### [Dataset content]
★ ★ ★ ★ ★
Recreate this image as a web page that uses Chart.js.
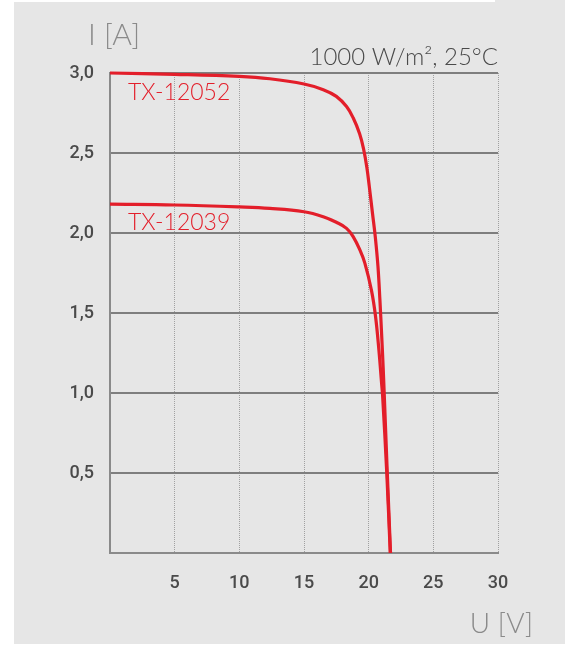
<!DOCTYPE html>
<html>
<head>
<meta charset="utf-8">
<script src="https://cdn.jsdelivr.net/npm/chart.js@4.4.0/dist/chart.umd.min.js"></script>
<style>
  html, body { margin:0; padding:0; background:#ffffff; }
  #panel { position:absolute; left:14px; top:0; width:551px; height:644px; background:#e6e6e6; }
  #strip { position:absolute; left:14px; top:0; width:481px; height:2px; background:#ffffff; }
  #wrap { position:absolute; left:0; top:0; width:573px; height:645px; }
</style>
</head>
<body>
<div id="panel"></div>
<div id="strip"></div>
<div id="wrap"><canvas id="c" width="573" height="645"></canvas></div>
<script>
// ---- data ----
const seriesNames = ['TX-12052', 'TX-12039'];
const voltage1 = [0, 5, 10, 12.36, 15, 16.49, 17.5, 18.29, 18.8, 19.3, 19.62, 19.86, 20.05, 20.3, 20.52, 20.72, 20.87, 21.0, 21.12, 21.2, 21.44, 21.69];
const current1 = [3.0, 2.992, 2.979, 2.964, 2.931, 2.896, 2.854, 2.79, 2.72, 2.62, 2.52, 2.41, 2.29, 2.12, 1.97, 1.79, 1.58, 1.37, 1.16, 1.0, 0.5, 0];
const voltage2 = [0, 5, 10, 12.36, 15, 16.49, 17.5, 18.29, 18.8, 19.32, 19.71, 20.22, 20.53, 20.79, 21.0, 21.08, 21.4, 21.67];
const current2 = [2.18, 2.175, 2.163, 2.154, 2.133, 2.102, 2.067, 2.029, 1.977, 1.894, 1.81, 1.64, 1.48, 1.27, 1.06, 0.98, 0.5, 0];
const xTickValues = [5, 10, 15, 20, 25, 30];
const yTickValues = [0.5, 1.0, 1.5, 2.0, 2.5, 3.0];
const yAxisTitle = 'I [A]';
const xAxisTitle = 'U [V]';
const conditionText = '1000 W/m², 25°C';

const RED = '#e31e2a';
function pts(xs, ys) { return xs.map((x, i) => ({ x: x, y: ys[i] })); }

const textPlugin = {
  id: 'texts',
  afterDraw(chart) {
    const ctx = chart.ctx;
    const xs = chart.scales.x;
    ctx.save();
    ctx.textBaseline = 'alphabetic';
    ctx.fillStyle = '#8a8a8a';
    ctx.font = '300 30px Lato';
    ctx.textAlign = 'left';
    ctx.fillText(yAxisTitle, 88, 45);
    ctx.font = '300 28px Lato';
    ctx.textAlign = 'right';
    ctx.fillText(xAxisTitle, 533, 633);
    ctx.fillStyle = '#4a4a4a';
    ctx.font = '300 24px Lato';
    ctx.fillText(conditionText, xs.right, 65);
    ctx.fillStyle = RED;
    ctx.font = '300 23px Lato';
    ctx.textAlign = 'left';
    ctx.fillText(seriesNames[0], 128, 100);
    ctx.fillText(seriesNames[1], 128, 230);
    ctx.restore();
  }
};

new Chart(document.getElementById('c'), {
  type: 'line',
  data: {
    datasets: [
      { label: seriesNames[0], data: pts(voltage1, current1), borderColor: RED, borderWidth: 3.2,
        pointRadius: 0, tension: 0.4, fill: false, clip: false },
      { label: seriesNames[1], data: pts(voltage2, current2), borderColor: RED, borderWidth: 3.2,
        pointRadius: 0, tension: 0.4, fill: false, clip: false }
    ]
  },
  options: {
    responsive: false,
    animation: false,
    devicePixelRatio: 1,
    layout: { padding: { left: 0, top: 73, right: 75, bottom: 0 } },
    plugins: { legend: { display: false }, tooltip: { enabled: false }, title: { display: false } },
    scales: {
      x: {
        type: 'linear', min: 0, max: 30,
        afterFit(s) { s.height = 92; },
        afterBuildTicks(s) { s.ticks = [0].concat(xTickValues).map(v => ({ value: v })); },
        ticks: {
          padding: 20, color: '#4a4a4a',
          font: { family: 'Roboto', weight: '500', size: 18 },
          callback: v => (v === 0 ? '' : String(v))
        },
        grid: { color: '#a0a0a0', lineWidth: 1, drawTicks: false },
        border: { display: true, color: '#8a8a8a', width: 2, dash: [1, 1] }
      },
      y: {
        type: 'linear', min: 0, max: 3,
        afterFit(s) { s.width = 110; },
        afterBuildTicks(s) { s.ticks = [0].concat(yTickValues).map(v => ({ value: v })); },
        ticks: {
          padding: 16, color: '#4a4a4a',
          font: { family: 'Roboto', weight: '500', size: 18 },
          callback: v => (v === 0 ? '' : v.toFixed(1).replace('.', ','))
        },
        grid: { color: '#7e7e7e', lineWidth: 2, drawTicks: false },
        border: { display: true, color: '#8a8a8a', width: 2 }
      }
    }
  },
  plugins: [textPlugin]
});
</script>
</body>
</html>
★ ★ ★ ★ ★
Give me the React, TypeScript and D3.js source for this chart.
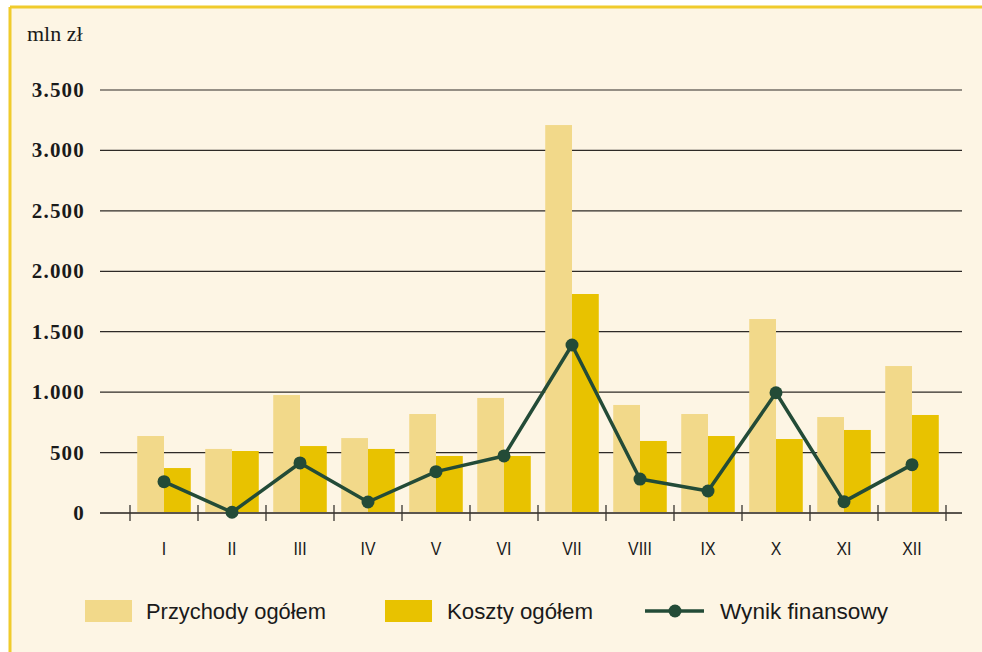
★ ★ ★ ★ ★
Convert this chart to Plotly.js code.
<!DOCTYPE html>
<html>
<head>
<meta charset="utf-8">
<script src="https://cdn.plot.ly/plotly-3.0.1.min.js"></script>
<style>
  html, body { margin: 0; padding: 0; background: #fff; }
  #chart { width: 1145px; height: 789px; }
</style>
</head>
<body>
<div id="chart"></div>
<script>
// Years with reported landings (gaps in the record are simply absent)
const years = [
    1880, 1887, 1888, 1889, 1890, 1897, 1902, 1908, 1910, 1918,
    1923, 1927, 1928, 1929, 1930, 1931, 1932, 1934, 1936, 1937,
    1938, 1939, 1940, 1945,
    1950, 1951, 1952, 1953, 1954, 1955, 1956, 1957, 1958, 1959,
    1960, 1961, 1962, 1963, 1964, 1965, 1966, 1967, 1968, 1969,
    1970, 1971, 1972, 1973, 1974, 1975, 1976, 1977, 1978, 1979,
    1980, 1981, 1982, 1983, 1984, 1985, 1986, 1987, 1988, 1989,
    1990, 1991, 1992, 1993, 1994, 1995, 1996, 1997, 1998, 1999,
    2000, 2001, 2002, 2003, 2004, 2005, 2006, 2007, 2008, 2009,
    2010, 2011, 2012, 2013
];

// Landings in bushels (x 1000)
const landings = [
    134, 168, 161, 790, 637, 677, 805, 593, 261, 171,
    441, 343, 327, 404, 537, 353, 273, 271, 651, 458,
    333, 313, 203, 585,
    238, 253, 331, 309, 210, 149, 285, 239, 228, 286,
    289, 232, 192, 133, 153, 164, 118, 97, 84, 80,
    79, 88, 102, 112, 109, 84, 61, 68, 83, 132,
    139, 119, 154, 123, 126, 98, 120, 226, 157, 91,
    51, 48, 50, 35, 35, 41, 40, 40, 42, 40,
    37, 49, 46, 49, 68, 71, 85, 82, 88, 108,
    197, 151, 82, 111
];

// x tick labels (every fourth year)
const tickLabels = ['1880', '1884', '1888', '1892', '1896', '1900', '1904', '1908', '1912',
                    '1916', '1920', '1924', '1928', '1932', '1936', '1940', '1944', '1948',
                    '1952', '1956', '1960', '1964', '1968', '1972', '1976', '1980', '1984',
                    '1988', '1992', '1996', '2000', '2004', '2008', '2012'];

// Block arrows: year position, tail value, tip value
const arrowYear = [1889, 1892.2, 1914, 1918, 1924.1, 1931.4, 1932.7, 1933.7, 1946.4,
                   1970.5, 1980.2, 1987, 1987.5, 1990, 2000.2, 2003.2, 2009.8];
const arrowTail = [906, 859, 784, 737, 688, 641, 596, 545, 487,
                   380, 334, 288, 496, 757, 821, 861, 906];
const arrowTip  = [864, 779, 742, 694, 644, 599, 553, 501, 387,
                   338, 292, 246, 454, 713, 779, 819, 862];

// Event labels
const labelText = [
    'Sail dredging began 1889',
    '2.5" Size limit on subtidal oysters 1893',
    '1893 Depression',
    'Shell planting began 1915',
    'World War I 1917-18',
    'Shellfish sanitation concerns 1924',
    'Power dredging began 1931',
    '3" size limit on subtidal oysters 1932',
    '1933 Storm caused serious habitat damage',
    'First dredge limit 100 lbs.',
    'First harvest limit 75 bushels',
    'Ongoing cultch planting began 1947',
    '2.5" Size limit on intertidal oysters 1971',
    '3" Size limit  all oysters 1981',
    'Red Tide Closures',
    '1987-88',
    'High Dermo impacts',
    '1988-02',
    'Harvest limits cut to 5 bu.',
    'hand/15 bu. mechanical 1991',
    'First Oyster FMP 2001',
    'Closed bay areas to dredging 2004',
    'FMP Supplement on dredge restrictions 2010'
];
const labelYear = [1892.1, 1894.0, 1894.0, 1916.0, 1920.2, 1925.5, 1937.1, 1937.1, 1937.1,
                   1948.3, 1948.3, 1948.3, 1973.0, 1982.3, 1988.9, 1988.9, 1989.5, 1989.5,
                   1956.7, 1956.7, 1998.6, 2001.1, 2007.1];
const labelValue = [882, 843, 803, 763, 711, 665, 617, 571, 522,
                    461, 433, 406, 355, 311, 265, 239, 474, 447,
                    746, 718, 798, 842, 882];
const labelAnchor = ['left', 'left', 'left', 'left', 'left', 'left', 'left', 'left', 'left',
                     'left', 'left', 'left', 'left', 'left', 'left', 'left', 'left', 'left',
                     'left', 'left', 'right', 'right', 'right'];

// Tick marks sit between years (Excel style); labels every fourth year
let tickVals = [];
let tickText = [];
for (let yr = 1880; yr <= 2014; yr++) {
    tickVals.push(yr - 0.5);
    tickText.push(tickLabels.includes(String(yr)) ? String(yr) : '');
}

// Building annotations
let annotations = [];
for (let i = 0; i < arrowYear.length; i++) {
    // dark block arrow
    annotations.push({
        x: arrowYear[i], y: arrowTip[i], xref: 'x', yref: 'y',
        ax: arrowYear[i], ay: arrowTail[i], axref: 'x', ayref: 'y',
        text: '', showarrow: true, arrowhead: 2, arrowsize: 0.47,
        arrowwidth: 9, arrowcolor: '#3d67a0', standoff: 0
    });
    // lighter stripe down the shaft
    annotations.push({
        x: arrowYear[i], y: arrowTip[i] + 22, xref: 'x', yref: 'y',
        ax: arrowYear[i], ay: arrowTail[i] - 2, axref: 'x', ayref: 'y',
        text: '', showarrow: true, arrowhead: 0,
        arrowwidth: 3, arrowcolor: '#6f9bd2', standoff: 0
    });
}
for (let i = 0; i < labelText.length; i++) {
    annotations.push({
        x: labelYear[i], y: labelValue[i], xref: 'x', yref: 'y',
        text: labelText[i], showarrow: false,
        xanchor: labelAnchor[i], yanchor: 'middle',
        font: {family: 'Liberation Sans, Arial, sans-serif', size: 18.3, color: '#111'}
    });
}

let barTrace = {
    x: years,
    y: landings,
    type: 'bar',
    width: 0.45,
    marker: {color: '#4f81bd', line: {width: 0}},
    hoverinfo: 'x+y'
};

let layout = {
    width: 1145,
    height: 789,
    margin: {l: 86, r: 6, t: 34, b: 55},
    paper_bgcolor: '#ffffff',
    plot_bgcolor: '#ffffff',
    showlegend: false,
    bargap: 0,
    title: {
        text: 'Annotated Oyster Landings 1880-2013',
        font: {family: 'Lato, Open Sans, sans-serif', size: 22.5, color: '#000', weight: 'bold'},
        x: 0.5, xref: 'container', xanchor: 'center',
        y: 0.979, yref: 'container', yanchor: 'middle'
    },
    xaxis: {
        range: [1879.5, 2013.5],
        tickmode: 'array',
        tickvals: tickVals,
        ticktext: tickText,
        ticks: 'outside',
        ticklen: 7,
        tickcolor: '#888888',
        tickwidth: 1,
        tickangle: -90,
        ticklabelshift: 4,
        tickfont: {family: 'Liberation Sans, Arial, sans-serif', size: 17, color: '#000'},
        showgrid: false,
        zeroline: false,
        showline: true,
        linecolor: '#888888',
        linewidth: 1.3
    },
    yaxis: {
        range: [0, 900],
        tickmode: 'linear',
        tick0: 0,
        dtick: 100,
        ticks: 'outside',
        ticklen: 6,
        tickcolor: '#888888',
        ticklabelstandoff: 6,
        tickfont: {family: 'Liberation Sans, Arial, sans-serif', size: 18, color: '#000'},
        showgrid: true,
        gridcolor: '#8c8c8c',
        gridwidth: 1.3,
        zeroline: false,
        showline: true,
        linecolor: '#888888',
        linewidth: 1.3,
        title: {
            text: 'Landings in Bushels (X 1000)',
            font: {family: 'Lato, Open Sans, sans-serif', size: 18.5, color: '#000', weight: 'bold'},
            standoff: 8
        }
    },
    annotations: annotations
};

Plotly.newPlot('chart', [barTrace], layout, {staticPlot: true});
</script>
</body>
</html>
★ ★ ★ ★ ★
### [Stated task]
Exactly the lines from the one with "Recreate this image" through the one with "const conditionText = '1000 W/m², 25°C';" are to be reproduced, and no pictures with them.

### [Answer to the task]
Recreate this image as a web page that uses Chart.js.
<!DOCTYPE html>
<html>
<head>
<meta charset="utf-8">
<script src="https://cdn.jsdelivr.net/npm/chart.js@4.4.0/dist/chart.umd.min.js"></script>
<style>
  html, body { margin:0; padding:0; background:#ffffff; }
  #panel { position:absolute; left:14px; top:0; width:551px; height:644px; background:#e6e6e6; }
  #strip { position:absolute; left:14px; top:0; width:481px; height:2px; background:#ffffff; }
  #wrap { position:absolute; left:0; top:0; width:573px; height:645px; }
</style>
</head>
<body>
<div id="panel"></div>
<div id="strip"></div>
<div id="wrap"><canvas id="c" width="573" height="645"></canvas></div>
<script>
// ---- data ----
const seriesNames = ['TX-12052', 'TX-12039'];
const voltage1 = [0, 5, 10, 12.36, 15, 16.49, 17.5, 18.29, 18.8, 19.3, 19.62, 19.86, 20.05, 20.3, 20.52, 20.72, 20.87, 21.0, 21.12, 21.2, 21.44, 21.69];
const current1 = [3.0, 2.992, 2.979, 2.964, 2.931, 2.896, 2.854, 2.79, 2.72, 2.62, 2.52, 2.41, 2.29, 2.12, 1.97, 1.79, 1.58, 1.37, 1.16, 1.0, 0.5, 0];
const voltage2 = [0, 5, 10, 12.36, 15, 16.49, 17.5, 18.29, 18.8, 19.32, 19.71, 20.22, 20.53, 20.79, 21.0, 21.08, 21.4, 21.67];
const current2 = [2.18, 2.175, 2.163, 2.154, 2.133, 2.102, 2.067, 2.029, 1.977, 1.894, 1.81, 1.64, 1.48, 1.27, 1.06, 0.98, 0.5, 0];
const xTickValues = [5, 10, 15, 20, 25, 30];
const yTickValues = [0.5, 1.0, 1.5, 2.0, 2.5, 3.0];
const yAxisTitle = 'I [A]';
const xAxisTitle = 'U [V]';
const conditionText = '1000 W/m², 25°C';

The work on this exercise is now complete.